** Start of COLLECTED DATA **

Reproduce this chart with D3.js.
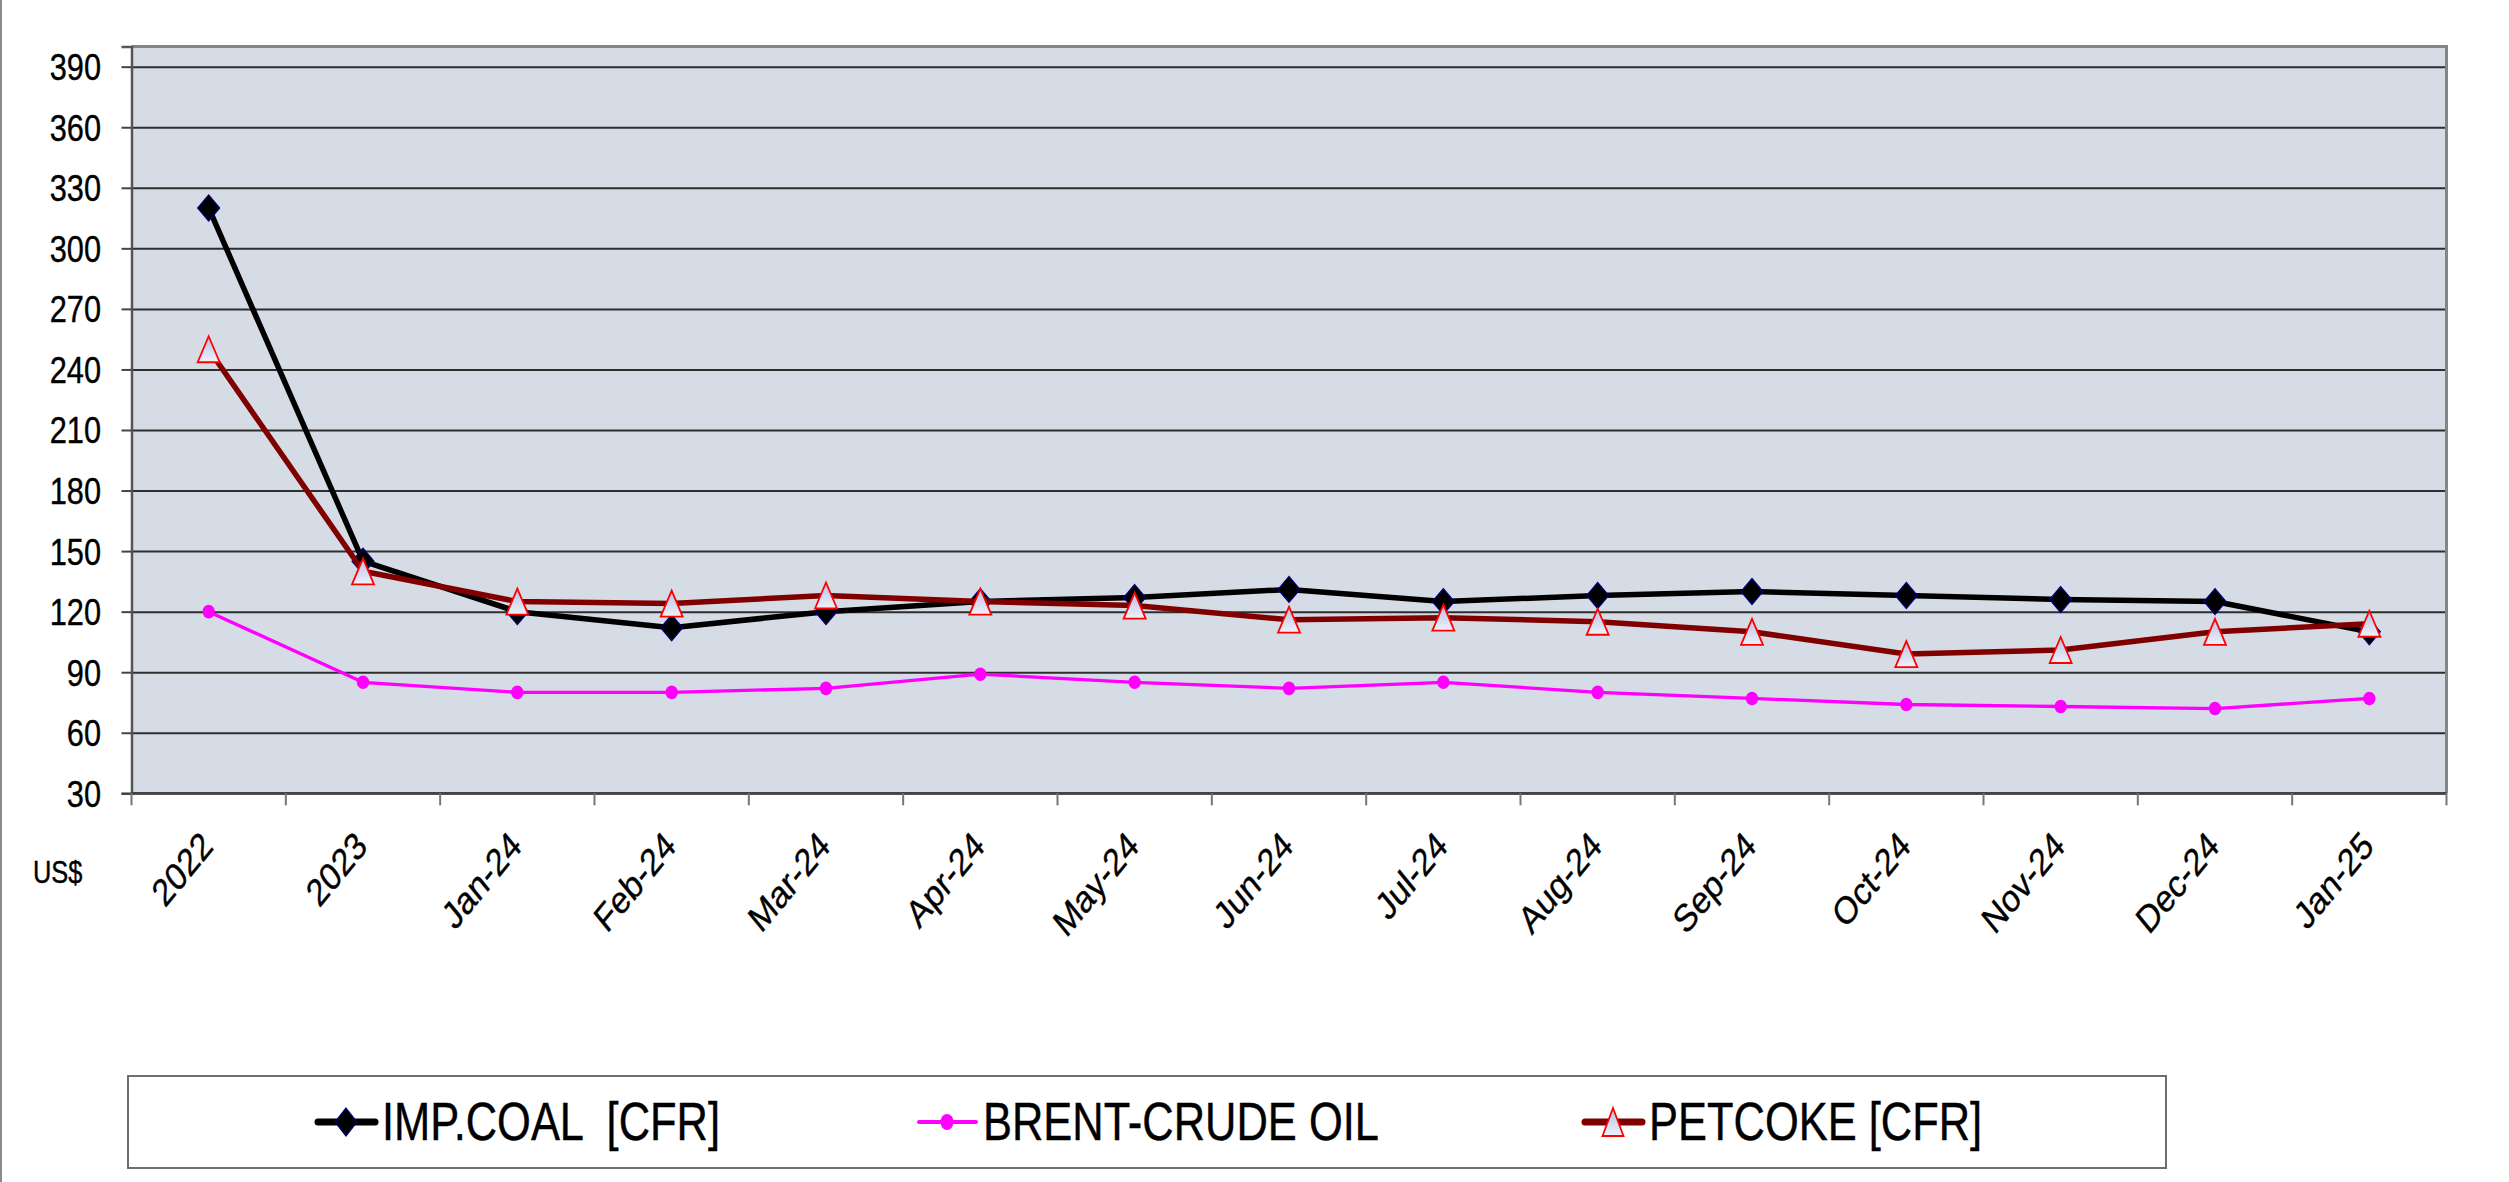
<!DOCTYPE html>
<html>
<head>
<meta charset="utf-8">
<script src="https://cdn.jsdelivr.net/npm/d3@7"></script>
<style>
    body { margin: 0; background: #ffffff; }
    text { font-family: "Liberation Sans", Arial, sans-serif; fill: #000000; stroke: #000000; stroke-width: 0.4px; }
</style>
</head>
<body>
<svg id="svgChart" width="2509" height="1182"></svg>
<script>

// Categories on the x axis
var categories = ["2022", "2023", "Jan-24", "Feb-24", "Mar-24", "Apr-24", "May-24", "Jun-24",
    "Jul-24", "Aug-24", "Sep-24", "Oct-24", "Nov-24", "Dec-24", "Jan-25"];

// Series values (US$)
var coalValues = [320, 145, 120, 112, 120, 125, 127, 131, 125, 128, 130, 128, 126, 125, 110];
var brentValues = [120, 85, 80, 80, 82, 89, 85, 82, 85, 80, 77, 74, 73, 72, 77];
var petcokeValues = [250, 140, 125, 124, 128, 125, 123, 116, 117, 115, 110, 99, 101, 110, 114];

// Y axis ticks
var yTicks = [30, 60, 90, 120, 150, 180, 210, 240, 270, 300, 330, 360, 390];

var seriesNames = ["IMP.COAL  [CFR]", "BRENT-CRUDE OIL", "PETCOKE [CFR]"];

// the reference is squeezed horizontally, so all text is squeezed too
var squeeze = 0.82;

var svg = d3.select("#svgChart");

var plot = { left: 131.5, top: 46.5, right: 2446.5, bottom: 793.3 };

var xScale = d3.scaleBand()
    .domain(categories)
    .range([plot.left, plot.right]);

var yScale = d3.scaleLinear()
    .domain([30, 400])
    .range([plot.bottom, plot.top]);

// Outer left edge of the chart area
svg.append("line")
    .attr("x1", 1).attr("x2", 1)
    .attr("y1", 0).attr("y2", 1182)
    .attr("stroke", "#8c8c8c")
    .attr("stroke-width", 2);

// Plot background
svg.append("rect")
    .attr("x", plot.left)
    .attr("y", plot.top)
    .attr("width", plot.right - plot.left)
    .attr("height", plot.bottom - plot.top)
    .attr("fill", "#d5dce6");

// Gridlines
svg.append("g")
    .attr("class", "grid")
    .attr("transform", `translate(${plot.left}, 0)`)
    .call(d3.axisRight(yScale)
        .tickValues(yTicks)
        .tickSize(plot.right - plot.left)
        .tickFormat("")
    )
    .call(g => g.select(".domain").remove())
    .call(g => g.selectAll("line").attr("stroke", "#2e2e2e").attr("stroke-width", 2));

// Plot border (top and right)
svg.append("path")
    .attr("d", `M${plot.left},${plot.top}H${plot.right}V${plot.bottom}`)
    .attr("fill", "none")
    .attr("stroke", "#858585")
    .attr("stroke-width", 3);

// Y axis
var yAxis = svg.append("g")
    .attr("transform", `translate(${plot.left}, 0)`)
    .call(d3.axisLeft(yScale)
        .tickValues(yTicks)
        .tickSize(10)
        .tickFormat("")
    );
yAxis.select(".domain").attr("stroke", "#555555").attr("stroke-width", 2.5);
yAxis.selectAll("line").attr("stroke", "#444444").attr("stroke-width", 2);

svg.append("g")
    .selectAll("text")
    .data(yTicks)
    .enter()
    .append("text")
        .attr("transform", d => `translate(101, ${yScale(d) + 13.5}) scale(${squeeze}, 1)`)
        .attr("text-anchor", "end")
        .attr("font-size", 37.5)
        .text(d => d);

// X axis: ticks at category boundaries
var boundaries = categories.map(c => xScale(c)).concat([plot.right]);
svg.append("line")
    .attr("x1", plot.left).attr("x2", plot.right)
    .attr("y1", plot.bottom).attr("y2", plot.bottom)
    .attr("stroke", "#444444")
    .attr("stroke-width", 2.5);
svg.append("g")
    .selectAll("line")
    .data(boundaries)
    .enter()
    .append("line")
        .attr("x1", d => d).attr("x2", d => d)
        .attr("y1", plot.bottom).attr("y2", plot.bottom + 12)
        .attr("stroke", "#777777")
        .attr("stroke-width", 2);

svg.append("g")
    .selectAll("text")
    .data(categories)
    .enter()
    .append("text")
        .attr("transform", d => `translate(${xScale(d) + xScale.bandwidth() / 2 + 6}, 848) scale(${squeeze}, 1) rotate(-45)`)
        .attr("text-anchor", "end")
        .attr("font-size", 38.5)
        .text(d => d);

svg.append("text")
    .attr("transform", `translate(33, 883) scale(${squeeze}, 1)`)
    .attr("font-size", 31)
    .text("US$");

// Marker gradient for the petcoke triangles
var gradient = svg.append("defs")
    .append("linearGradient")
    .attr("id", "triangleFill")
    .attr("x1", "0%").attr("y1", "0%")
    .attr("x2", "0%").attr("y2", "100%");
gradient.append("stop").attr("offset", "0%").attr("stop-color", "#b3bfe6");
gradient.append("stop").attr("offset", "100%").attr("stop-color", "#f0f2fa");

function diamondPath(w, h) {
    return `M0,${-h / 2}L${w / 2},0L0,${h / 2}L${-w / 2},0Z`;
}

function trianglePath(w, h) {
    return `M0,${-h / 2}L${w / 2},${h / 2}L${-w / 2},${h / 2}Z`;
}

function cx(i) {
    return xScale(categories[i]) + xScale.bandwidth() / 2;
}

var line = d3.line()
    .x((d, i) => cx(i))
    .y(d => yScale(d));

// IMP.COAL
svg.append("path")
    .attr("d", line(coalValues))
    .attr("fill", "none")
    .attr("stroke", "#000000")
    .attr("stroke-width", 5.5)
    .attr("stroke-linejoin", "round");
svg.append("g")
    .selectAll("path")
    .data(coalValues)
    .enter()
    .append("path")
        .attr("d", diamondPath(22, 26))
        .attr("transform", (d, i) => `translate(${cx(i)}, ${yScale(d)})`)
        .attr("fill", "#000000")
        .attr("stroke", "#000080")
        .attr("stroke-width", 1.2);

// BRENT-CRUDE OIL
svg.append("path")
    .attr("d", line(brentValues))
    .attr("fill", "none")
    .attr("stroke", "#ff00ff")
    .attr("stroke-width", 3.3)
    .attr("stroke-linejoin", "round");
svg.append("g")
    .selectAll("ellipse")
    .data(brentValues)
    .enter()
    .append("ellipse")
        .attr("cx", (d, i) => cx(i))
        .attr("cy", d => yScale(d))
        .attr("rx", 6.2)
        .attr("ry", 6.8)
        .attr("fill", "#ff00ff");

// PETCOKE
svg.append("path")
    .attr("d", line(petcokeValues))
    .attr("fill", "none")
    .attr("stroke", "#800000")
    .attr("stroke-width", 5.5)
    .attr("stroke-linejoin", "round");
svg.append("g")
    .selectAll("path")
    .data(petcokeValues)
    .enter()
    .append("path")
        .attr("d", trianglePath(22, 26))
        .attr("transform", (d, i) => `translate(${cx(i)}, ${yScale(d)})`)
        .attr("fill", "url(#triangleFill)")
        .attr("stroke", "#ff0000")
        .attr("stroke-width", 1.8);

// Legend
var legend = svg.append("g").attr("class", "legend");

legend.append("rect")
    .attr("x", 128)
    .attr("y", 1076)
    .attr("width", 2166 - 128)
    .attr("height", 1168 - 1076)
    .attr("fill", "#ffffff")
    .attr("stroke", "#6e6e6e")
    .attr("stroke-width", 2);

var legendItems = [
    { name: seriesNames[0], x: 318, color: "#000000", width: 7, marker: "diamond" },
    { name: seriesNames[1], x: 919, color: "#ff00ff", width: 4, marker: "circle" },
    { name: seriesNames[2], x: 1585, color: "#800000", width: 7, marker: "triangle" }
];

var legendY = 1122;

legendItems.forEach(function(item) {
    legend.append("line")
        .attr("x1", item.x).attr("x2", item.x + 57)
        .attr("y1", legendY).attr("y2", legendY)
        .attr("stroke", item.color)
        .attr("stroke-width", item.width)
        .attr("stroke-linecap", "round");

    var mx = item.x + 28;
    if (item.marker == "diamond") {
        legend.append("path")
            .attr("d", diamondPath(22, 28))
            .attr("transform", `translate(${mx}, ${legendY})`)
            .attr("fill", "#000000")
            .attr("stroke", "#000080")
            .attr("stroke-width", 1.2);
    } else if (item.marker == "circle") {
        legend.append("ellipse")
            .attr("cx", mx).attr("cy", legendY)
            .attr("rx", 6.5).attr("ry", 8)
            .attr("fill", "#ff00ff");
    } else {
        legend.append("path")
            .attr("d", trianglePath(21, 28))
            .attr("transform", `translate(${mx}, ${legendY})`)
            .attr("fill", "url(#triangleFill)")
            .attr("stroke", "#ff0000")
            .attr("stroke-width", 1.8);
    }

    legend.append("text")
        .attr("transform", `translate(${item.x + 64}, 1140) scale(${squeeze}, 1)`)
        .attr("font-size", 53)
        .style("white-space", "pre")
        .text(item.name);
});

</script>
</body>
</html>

** End of COLLECTED DATA **

Set down again, exactly, the lines of the material above from its first line to the one with "var squeeze = 0.82;", inclusive. Leave the pictures out.

Reproduce this chart with D3.js.
<!DOCTYPE html>
<html>
<head>
<meta charset="utf-8">
<script src="https://cdn.jsdelivr.net/npm/d3@7"></script>
<style>
    body { margin: 0; background: #ffffff; }
    text { font-family: "Liberation Sans", Arial, sans-serif; fill: #000000; stroke: #000000; stroke-width: 0.4px; }
</style>
</head>
<body>
<svg id="svgChart" width="2509" height="1182"></svg>
<script>

// Categories on the x axis
var categories = ["2022", "2023", "Jan-24", "Feb-24", "Mar-24", "Apr-24", "May-24", "Jun-24",
    "Jul-24", "Aug-24", "Sep-24", "Oct-24", "Nov-24", "Dec-24", "Jan-25"];

// Series values (US$)
var coalValues = [320, 145, 120, 112, 120, 125, 127, 131, 125, 128, 130, 128, 126, 125, 110];
var brentValues = [120, 85, 80, 80, 82, 89, 85, 82, 85, 80, 77, 74, 73, 72, 77];
var petcokeValues = [250, 140, 125, 124, 128, 125, 123, 116, 117, 115, 110, 99, 101, 110, 114];

// Y axis ticks
var yTicks = [30, 60, 90, 120, 150, 180, 210, 240, 270, 300, 330, 360, 390];

var seriesNames = ["IMP.COAL  [CFR]", "BRENT-CRUDE OIL", "PETCOKE [CFR]"];

// the reference is squeezed horizontally, so all text is squeezed too
var squeeze = 0.82;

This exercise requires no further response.